When is a Good Time to Transplant?
Experts agree that fall is one of the best times for transplanting, but spring is also considered good. Each season has advantages that the other lacks.
Many claim that fall is the best time to transplant trees and shrubs. Fall transplants can benefit from the months of cooler, moister weather ahead. Thanks to autumn rains, the plant’s roots get a chance to grow before summer’s heat dries up the earth. Strong roots anchor a new transplant into its new location and help stock up needed nutrients.
Compare this to spring-planted trees that will have few roots out into the yard when summer heat arrives so soon
When to Move Perennials?
The key to moving perennials is not to choose a bad time. You should never move perennials when they are in flower. Wait at least a few weeks after a plant flowers to pick up the shovel. One rule of thumb is to transplant fall-blooming perennials in spring and spring-flowering perennials in fall.
Don’t transplant perennials where the weather is hot, either. Every time you dig up a plant, it loses some roots. In hot weather, this root deficit may make it impossible for a transplant to cool itself.
The best times for transplanting perennials are the months when the weather is cool. Spring often works well, and fall is one of the transplanting seasons of choice.
Best Time to Transplant Trees and Shrubs
One factor to consider, when you are thinking about the best time for transplanting big plants, is whether you will need to root prune. Root pruning is one way a gardener can help a shrub or tree make up for lost feeder roots that help supply it with nutrients and water.

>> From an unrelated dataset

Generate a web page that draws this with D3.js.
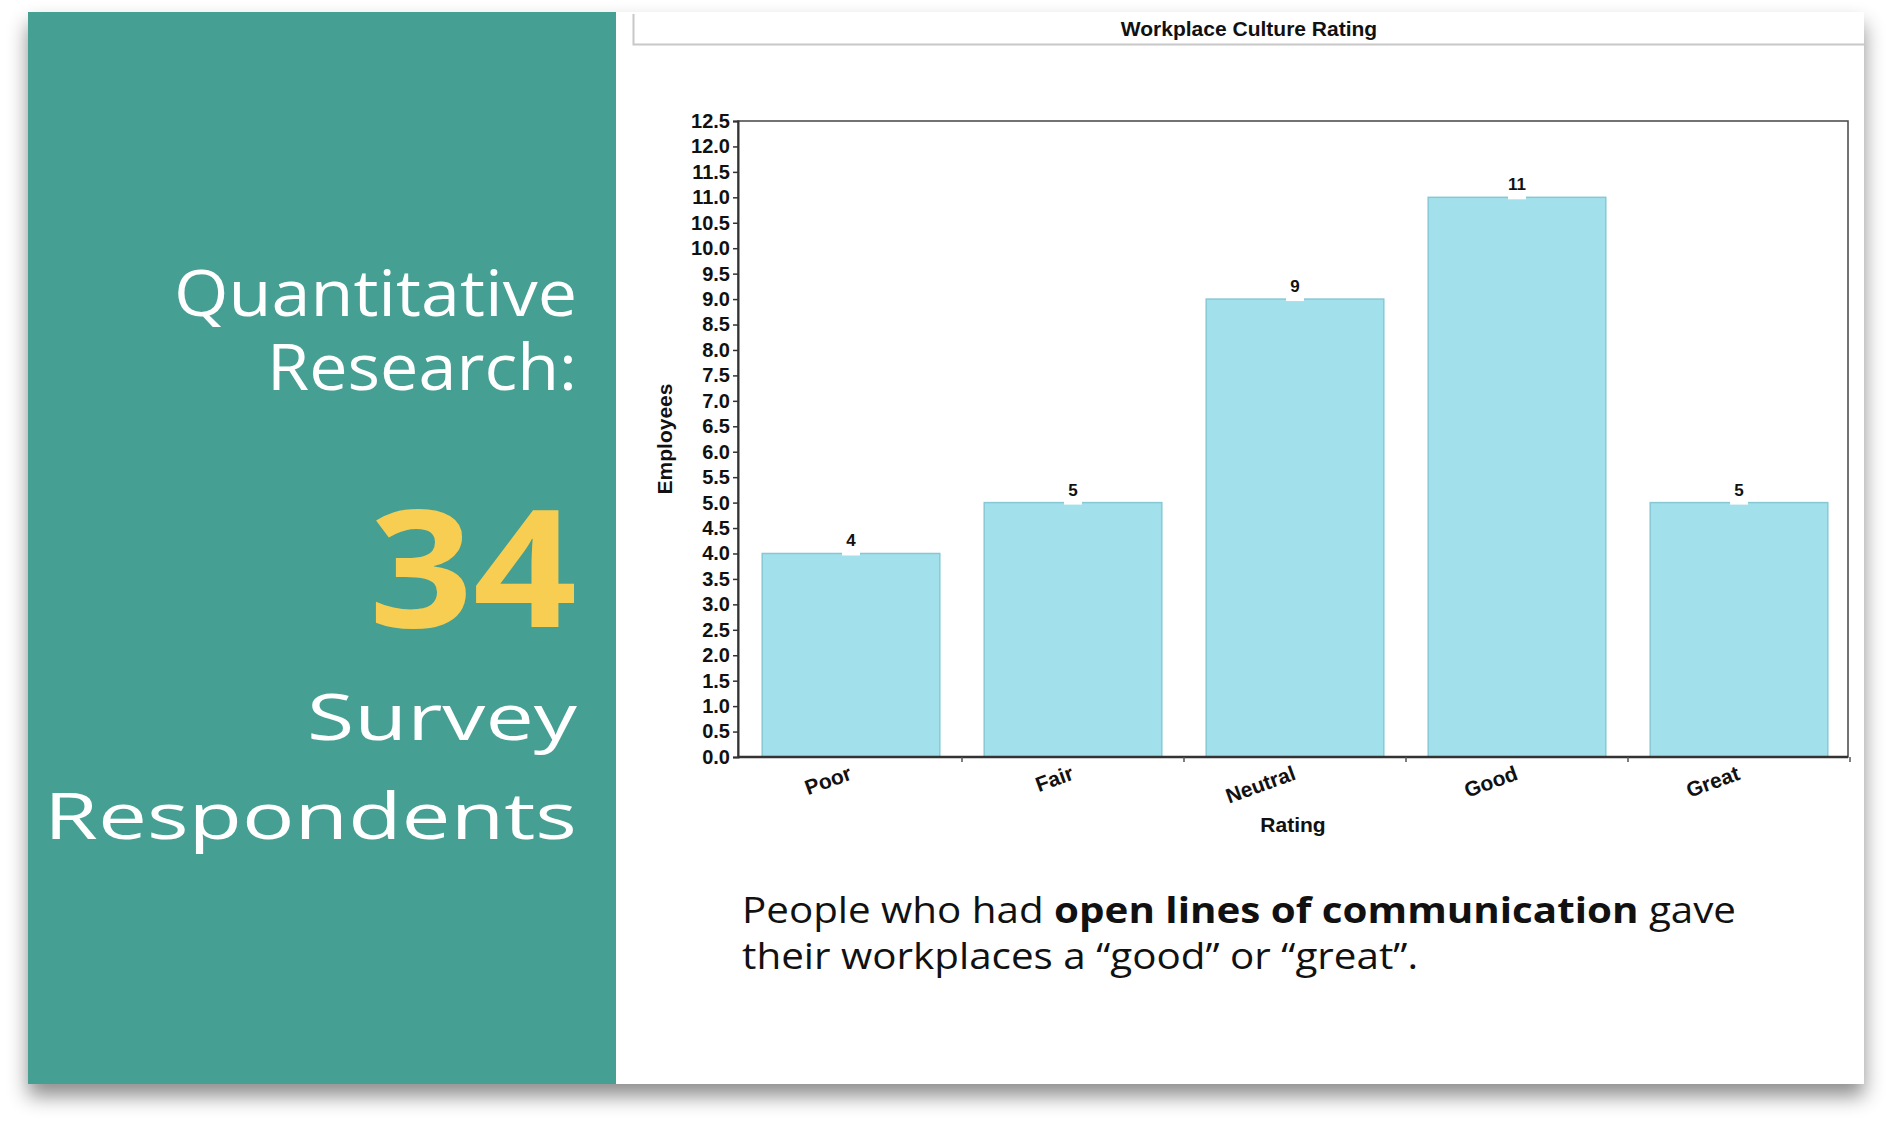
<!DOCTYPE html>
<html>
<head>
<meta charset="utf-8">
<script src="https://cdn.jsdelivr.net/npm/d3@7"></script>
<style>
  html, body { margin: 0; padding: 0; background: #fff; }
  svg { display: block; }
</style>
</head>
<body>
<svg></svg>
<script>
// chart data
const ratings = ["Poor", "Fair", "Neutral", "Good", "Great"];
const employees = [4, 5, 9, 11, 5];
const yTicks = d3.range(0, 26).map(i => i * 0.5);

const chartTitle = "Workplace Culture Rating";
const xTitle = "Rating";
const yTitle = "Employees";

const W = 1892, H = 1130;
const svg = d3.select("svg").attr("width", W).attr("height", H);

// drop shadow for the slide
const defs = svg.append("defs");
const f = defs.append("filter").attr("id", "shadow")
    .attr("x", "-5%").attr("y", "-5%").attr("width", "110%").attr("height", "115%");
f.append("feDropShadow").attr("dx", 0).attr("dy", 12).attr("stdDeviation", 10)
    .attr("flood-color", "#000").attr("flood-opacity", 0.45);

const slide = { x: 28, y: 12, w: 1836, h: 1072 };
svg.append("rect")
    .attr("x", slide.x).attr("y", slide.y).attr("width", slide.w).attr("height", slide.h)
    .attr("fill", "#fff").attr("filter", "url(#shadow)");

// teal panel
svg.append("rect")
    .attr("x", slide.x).attr("y", slide.y).attr("width", 616 - slide.x).attr("height", slide.h)
    .attr("fill", "#459f93");

// left side text, stretched a little to the width of the wide original typeface
const leftFont = "'Open Sans', 'Noto Sans', sans-serif";
const rightX = 577;
const leftLines = [
    { t: "Quantitative", y: 316, size: 64, len: 403, fill: "#fff", weight: 400 },
    { t: "Research:", y: 390, size: 64, len: 310, fill: "#fff", weight: 400 },
    { t: "34", y: 627, size: 164, len: 208, fill: "#f7ce51", weight: 700 },
    { t: "Survey", y: 740, size: 64, len: 270, fill: "#fff", weight: 400 },
    { t: "Respondents", y: 839, size: 64, len: 533, fill: "#fff", weight: 400 }
];
svg.selectAll(".left-text")
    .data(leftLines)
    .enter()
    .append("text")
    .attr("class", "left-text")
    .attr("x", d => rightX - d.len)
    .attr("y", d => d.y)
    .attr("textLength", d => d.len)
    .attr("lengthAdjust", "spacingAndGlyphs")
    .style("font-family", leftFont)
    .style("font-size", d => d.size + "px")
    .style("font-weight", d => d.weight)
    .attr("fill", d => d.fill)
    .text(d => d.t);

// chart title box
svg.append("rect")
    .attr("x", 633).attr("y", 14).attr("width", 1864 - 633).attr("height", 31)
    .attr("fill", "#fff");
svg.append("path")
    .attr("d", "M633.5,14 V44.5 H1864")
    .attr("fill", "none").attr("stroke", "#c8c8c8").attr("stroke-width", 2);
svg.append("text")
    .attr("x", 1249).attr("y", 36)
    .attr("text-anchor", "middle")
    .style("font-family", "'Liberation Sans', Arial, sans-serif")
    .style("font-weight", 700)
    .style("font-size", "21px")
    .attr("fill", "#111")
    .text(chartTitle);

// plot
const plot = { left: 738, right: 1848, top: 121, bottom: 757 };
const chartFont = "'Liberation Sans', Arial, sans-serif";

const x = d3.scaleBand()
    .domain(ratings)
    .range([plot.left + 2, plot.right + 2])
    .paddingInner(0.2)
    .paddingOuter(0.1);

const y = d3.scaleLinear()
    .domain([0, 12.5])
    .range([plot.bottom, plot.top]);

// plot frame
svg.append("rect")
    .attr("x", plot.left).attr("y", plot.top)
    .attr("width", plot.right - plot.left).attr("height", plot.bottom - plot.top)
    .attr("fill", "none").attr("stroke", "#444").attr("stroke-width", 1.5);

svg.selectAll(".bar")
    .data(ratings)
    .enter()
    .append("rect")
    .attr("class", "bar")
    .attr("x", d => x(d))
    .attr("y", (d, i) => y(employees[i]))
    .attr("width", x.bandwidth())
    .attr("height", (d, i) => y(0) - y(employees[i]))
    .attr("fill", "#a2e0eb")
    .attr("stroke", "#86c9d4")
    .attr("stroke-width", 1.5);

// value labels
const lbl = svg.selectAll(".val")
    .data(ratings)
    .enter()
    .append("g")
    .attr("class", "val")
    .attr("transform", (d, i) => `translate(${x(d) + x.bandwidth() / 2},${y(employees[i])})`);
lbl.append("rect")
    .attr("x", -9).attr("y", -2).attr("width", 18).attr("height", 4)
    .attr("fill", "#fff");
lbl.append("text")
    .attr("y", -7)
    .attr("text-anchor", "middle")
    .style("font-family", chartFont)
    .style("font-weight", 700)
    .style("font-size", "17px")
    .attr("fill", "#111")
    .text((d, i) => employees[i]);

// y axis
const yAxis = svg.append("g")
    .attr("transform", `translate(${plot.left},0)`)
    .call(d3.axisLeft(y).tickValues(yTicks).tickFormat(d3.format(".1f")).tickSize(5).tickPadding(3));
yAxis.select(".domain").attr("stroke", "#333").attr("stroke-width", 2);
yAxis.selectAll(".tick line").attr("stroke", "#333").attr("stroke-width", 1.5);
yAxis.selectAll(".tick text")
    .style("font-family", chartFont)
    .style("font-weight", 700)
    .style("font-size", "20px")
    .attr("fill", "#111");

// x axis
const xBottom = svg.append("g").attr("transform", `translate(0,${plot.bottom})`);
xBottom.append("line")
    .attr("x1", plot.left).attr("x2", plot.right)
    .attr("stroke", "#333").attr("stroke-width", 2.5);
const bounds = ratings.map(d => x(d) + x.bandwidth() + x.step() * x.paddingInner() / 2);
xBottom.selectAll(".xtick")
    .data(bounds)
    .enter()
    .append("line")
    .attr("class", "xtick")
    .attr("x1", d => d).attr("x2", d => d)
    .attr("y1", 0).attr("y2", 5)
    .attr("stroke", "#555").attr("stroke-width", 1.5);
xBottom.selectAll(".xlab")
    .data(ratings)
    .enter()
    .append("text")
    .attr("class", "xlab")
    .attr("transform", d => `translate(${x(d) + x.bandwidth() / 2 + 2},${22}) rotate(-20)`)
    .attr("text-anchor", "end")
    .style("font-family", chartFont)
    .style("font-weight", 700)
    .style("font-size", "21px")
    .attr("fill", "#111")
    .text(d => d);

svg.append("text")
    .attr("x", (plot.left + plot.right) / 2).attr("y", 832)
    .attr("text-anchor", "middle")
    .style("font-family", chartFont)
    .style("font-weight", 700)
    .style("font-size", "21px")
    .attr("fill", "#111")
    .text(xTitle);

svg.append("text")
    .attr("transform", `translate(672,${(plot.top + plot.bottom) / 2}) rotate(-90)`)
    .attr("text-anchor", "middle")
    .style("font-family", chartFont)
    .style("font-weight", 700)
    .style("font-size", "21px")
    .attr("fill", "#111")
    .text(yTitle);

// caption
const cap = svg.append("text")
    .attr("x", 742).attr("y", 923)
    .attr("textLength", 994)
    .attr("lengthAdjust", "spacingAndGlyphs")
    .style("font-family", leftFont)
    .style("font-size", "36px")
    .attr("fill", "#111");
cap.append("tspan").text("People who had ");
cap.append("tspan").style("font-weight", 700).text("open lines of communication");
cap.append("tspan").text(" gave");
svg.append("text")
    .attr("x", 742).attr("y", 969)
    .attr("textLength", 676)
    .attr("lengthAdjust", "spacingAndGlyphs")
    .style("font-family", leftFont)
    .style("font-size", "36px")
    .attr("fill", "#111")
    .text("their workplaces a \u201cgood\u201d or \u201cgreat\u201d.");
</script>
</body>
</html>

When you root prune, you cut off the roots a short distance from the trunk in order to allow new groups of feeder roots to form. These roots can be incorporated in the root ball when you move the tree, and provide the tree with new roots in its new destination.
One way to root prune is to use a sharp spade to cut through existing roots in a circle, around the plant. Another is to dig a trench around the plant, cutting the roots as you go.
Transplanting times for gardeners need to take root pruning into account. Generally, it is best to root prune in fall. If you root prune in fall, you should transplant in spring, giving the new roots a chance to get started. If you root prune in spring, transplant in fall.